[PROBLEM TO WORK ON]: Omit the pictures and print exactly the lines of the listing below, starting at the first and ending at the line containing "from matplotlib.ticker import".

[SUPPLIED INFORMATION]:
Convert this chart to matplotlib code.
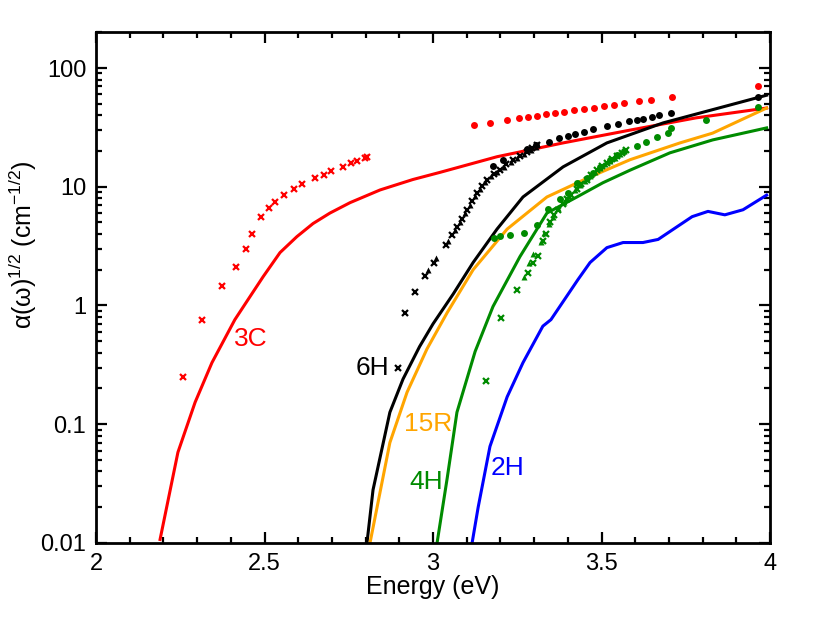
import matplotlib
matplotlib.use("Agg")
import matplotlib.pyplot as plt
from matplotlib.ticker import MultipleLocator, LogLocator, NullFormatter, FixedFormatter, FixedLocator

plt.rcParams['font.family'] = ['Liberation Sans', 'DejaVu Sans']
plt.rcParams['mathtext.fontset'] = 'custom'
plt.rcParams['mathtext.rm'] = 'Liberation Sans'
plt.rcParams['mathtext.it'] = 'Liberation Sans'

# calculated curves (energy in eV, alpha^1/2)
e_3c = [2.19, 2.243, 2.294, 2.344, 2.412, 2.451, 2.496, 2.546, 2.596, 2.644, 2.694, 2.754, 2.843, 2.94, 3.02, 3.19, 3.386, 3.585, 3.78, 3.99]
a_3c = [0.0107, 0.058, 0.153, 0.33, 0.76, 1.12, 1.75, 2.79, 3.8, 4.9, 6.0, 7.35, 9.4, 11.5, 13.2, 17.9, 23.4, 30, 38, 46]

e_6h = [2.804, 2.822, 2.872, 2.911, 2.96, 3.0, 3.06, 3.119, 3.19, 3.267, 3.386, 3.516, 3.683, 3.99]
a_6h = [0.01, 0.028, 0.126, 0.24, 0.45, 0.7, 1.25, 2.3, 4.4, 8.2, 14.7, 23.4, 34.5, 59]

e_15r = [2.813, 2.872, 2.923, 2.982, 3.042, 3.119, 3.22, 3.338, 3.466, 3.585, 3.733, 3.83, 3.99]
a_15r = [0.01, 0.07, 0.186, 0.43, 0.87, 2.0, 4.4, 8.2, 12.1, 16.9, 23.4, 28.3, 46]

e_4h = [3.012, 3.042, 3.071, 3.125, 3.178, 3.258, 3.338, 3.427, 3.504, 3.585, 3.703, 3.83, 3.99]
a_4h = [0.01, 0.035, 0.126, 0.41, 0.98, 2.58, 6.0, 8.2, 10.8, 13.8, 19.3, 24.8, 31.3]

e_2h = [3.116, 3.134, 3.169, 3.22, 3.267, 3.326, 3.35, 3.43, 3.466, 3.516, 3.564, 3.623, 3.668, 3.724, 3.769, 3.816, 3.866, 3.92, 3.99]
a_2h = [0.01, 0.02, 0.065, 0.17, 0.33, 0.67, 0.76, 1.65, 2.3, 3.07, 3.39, 3.39, 3.6, 4.6, 5.6, 6.2, 5.8, 6.4, 8.5]

# measured data
e_3c_x = [2.258, 2.315, 2.374, 2.415, 2.445, 2.463, 2.49, 2.513, 2.531, 2.558, 2.588, 2.611, 2.65, 2.677, 2.697, 2.733, 2.757, 2.774, 2.798, 2.804]
a_3c_x = [0.248, 0.75, 1.47, 2.09, 3.0, 4.03, 5.6, 6.67, 7.48, 8.57, 9.6, 10.6, 11.9, 12.6, 13.6, 14.7, 15.9, 16.5, 17.5, 17.8]

e_3c_o = [3.122, 3.169, 3.22, 3.255, 3.282, 3.309, 3.335, 3.362, 3.389, 3.419, 3.448, 3.478, 3.507, 3.537, 3.568, 3.612, 3.648, 3.71, 3.964]
a_3c_o = [33, 34.4, 36.5, 38, 38.7, 39.5, 40.7, 41.6, 42.9, 44.3, 45.2, 46, 47.6, 49, 50.7, 52.3, 54.2, 57.5, 70.5]

e_6h_x = [2.896, 2.917, 2.947, 2.976, 3.003, 3.039, 3.056, 3.071, 3.086, 3.101, 3.116, 3.131, 3.145, 3.16, 3.18, 3.199, 3.218, 3.237, 3.258, 3.279, 3.295, 3.309]
a_6h_x = [0.296, 0.87, 1.31, 1.78, 2.3, 3.25, 3.95, 4.6, 5.4, 6.4, 7.6, 8.9, 10.2, 11.5, 12.7, 13.9, 15.4, 16.9, 18.3, 19.7, 21.0, 22.5]
e_6h_t = [2.985, 3.01, 3.045, 3.065, 3.08, 3.095, 3.11, 3.125, 3.14, 3.155, 3.172, 3.19, 3.21, 3.23, 3.25, 3.27, 3.29, 3.305]
a_6h_t = [2.0, 2.5, 3.5, 4.3, 5.0, 6.0, 7.0, 8.3, 9.6, 11.0, 12.3, 13.4, 14.7, 16.2, 17.6, 19.0, 20.5, 21.8]
e_6h_o = [3.178, 3.208, 3.279, 3.306, 3.344, 3.374, 3.4, 3.421, 3.448, 3.475, 3.516, 3.549, 3.582, 3.605, 3.623, 3.65, 3.671, 3.706, 3.964]
a_6h_o = [15, 16.9, 20.9, 22.5, 23.9, 25.8, 26.8, 27.9, 29, 30.7, 32.6, 33.9, 35.9, 36.6, 37.2, 38.7, 40.3, 41.9, 57]

e_4h_x = [3.157, 3.202, 3.249, 3.282, 3.297, 3.312, 3.326, 3.336, 3.347, 3.36, 3.37, 3.385, 3.398, 3.41, 3.427, 3.44, 3.457, 3.47, 3.487, 3.5, 3.516, 3.53, 3.546, 3.56, 3.572]
a_4h_x = [0.23, 0.79, 1.36, 1.86, 2.3, 2.6, 3.5, 4.0, 5.0, 5.8, 6.4, 7.2, 7.9, 8.6, 9.6, 10.6, 11.5, 12.6, 13.9, 14.9, 16.0, 17.0, 18.0, 19.3, 20.3]
e_4h_t = [3.27, 3.285, 3.297, 3.32, 3.33, 3.345, 3.357, 3.372, 3.39, 3.405, 3.42, 3.435, 3.45, 3.465, 3.48, 3.495, 3.51, 3.525, 3.54, 3.555, 3.568]
a_4h_t = [1.75, 2.3, 2.73, 3.4, 4.1, 4.9, 5.6, 6.6, 7.5, 8.4, 9.3, 10.3, 11.2, 12.3, 13.4, 14.5, 15.5, 16.6, 17.6, 18.8, 19.9]
e_4h_o = [3.181, 3.199, 3.228, 3.27, 3.309, 3.341, 3.377, 3.4, 3.427, 3.457, 3.475, 3.496, 3.525, 3.546, 3.568, 3.605, 3.632, 3.665, 3.697, 3.706, 3.81, 3.964]
a_4h_o = [3.73, 3.87, 3.95, 4.1, 4.78, 6.5, 7.9, 8.9, 10.8, 11.9, 13.1, 14.7, 16.9, 18.6, 20.1, 22.1, 23.9, 26.3, 28.4, 31.3, 36.6, 47]

polytypes = ['3C', '6H', '15R', '4H', '2H']
colores = ['#ff0000', '#000000', '#ffa500', '#008b00', '#0000ff']
etiqueta_e = [2.46, 2.82, 2.985, 2.98, 3.22]
etiqueta_a = [0.52, 0.30, 0.10, 0.0326, 0.0427]

fig = plt.figure(figsize=(8.3, 6.4), dpi=100)
ax = fig.add_axes([0.1157, 0.1516, 0.812, 0.798])

curvas = [(e_3c, a_3c), (e_6h, a_6h), (e_15r, a_15r), (e_4h, a_4h), (e_2h, a_2h)]
for (e, a), c in zip(curvas, colores):
    ax.plot(e, a, color=c, lw=2.2, solid_joinstyle='round')

ms_x = 4.5
ax.plot(e_3c_x, a_3c_x, 'x', color='#ff0000', ms=ms_x, mew=1.6)
ax.plot(e_3c_o, a_3c_o, 'o', color='#ff0000', ms=5, mec='none')
ax.plot(e_6h_x, a_6h_x, 'x', color='k', ms=ms_x, mew=1.6)
ax.plot(e_6h_t, a_6h_t, '^', color='k', ms=4.5, mec='none')
ax.plot(e_6h_o, a_6h_o, 'o', color='k', ms=5, mec='none')
ax.plot(e_4h_x, a_4h_x, 'x', color='#008b00', ms=ms_x, mew=1.6)
ax.plot(e_4h_t, a_4h_t, '^', color='#008b00', ms=4.5, mec='none')
ax.plot(e_4h_o, a_4h_o, 'o', color='#008b00', ms=5, mec='none')

for txt, c, x, y in zip(polytypes, colores, etiqueta_e, etiqueta_a):
    ax.text(x, y, txt, color=c, fontsize=19, ha='center', va='center')

ax.set_yscale('log')
ax.set_xlim(2, 4)
ax.set_ylim(0.01, 200)

ax.xaxis.set_major_locator(FixedLocator([2, 2.5, 3, 3.5, 4]))
ax.xaxis.set_major_formatter(FixedFormatter(['2', '2.5', '3', '3.5', '4']))
ax.xaxis.set_minor_locator(MultipleLocator(0.1))
ax.yaxis.set_major_locator(FixedLocator([0.01, 0.1, 1, 10, 100]))
ax.yaxis.set_major_formatter(FixedFormatter(['0.01', '0.1', '1', '10', '100']))
ax.yaxis.set_minor_locator(LogLocator(base=10, subs=range(2, 10), numticks=20))
ax.yaxis.set_minor_formatter(NullFormatter())

ax.tick_params(which='both', direction='in', top=True, right=True, width=1.6, labelsize=17)
ax.tick_params(which='major', length=8)
ax.tick_params(which='minor', length=4.5)
ax.tick_params(axis='x', pad=7)
ax.tick_params(axis='y', pad=7)
for s in ax.spines.values():
    s.set_linewidth(2)

ax.set_xlabel('Energy (eV)', fontsize=18, labelpad=0)
ax.set_ylabel('α(ω)$^{1/2}$ (cm$^{-1/2}$)', fontsize=18)
ax.yaxis.set_label_coords(-0.085, 0.585)

fig.savefig('out.png', dpi=100)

[RESPONSE TO THE TASK]:
Convert this chart to matplotlib code.
import matplotlib
matplotlib.use("Agg")
import matplotlib.pyplot as plt
from matplotlib.ticker import MultipleLocator, LogLocator, NullFormatter, FixedFormatter, FixedLocator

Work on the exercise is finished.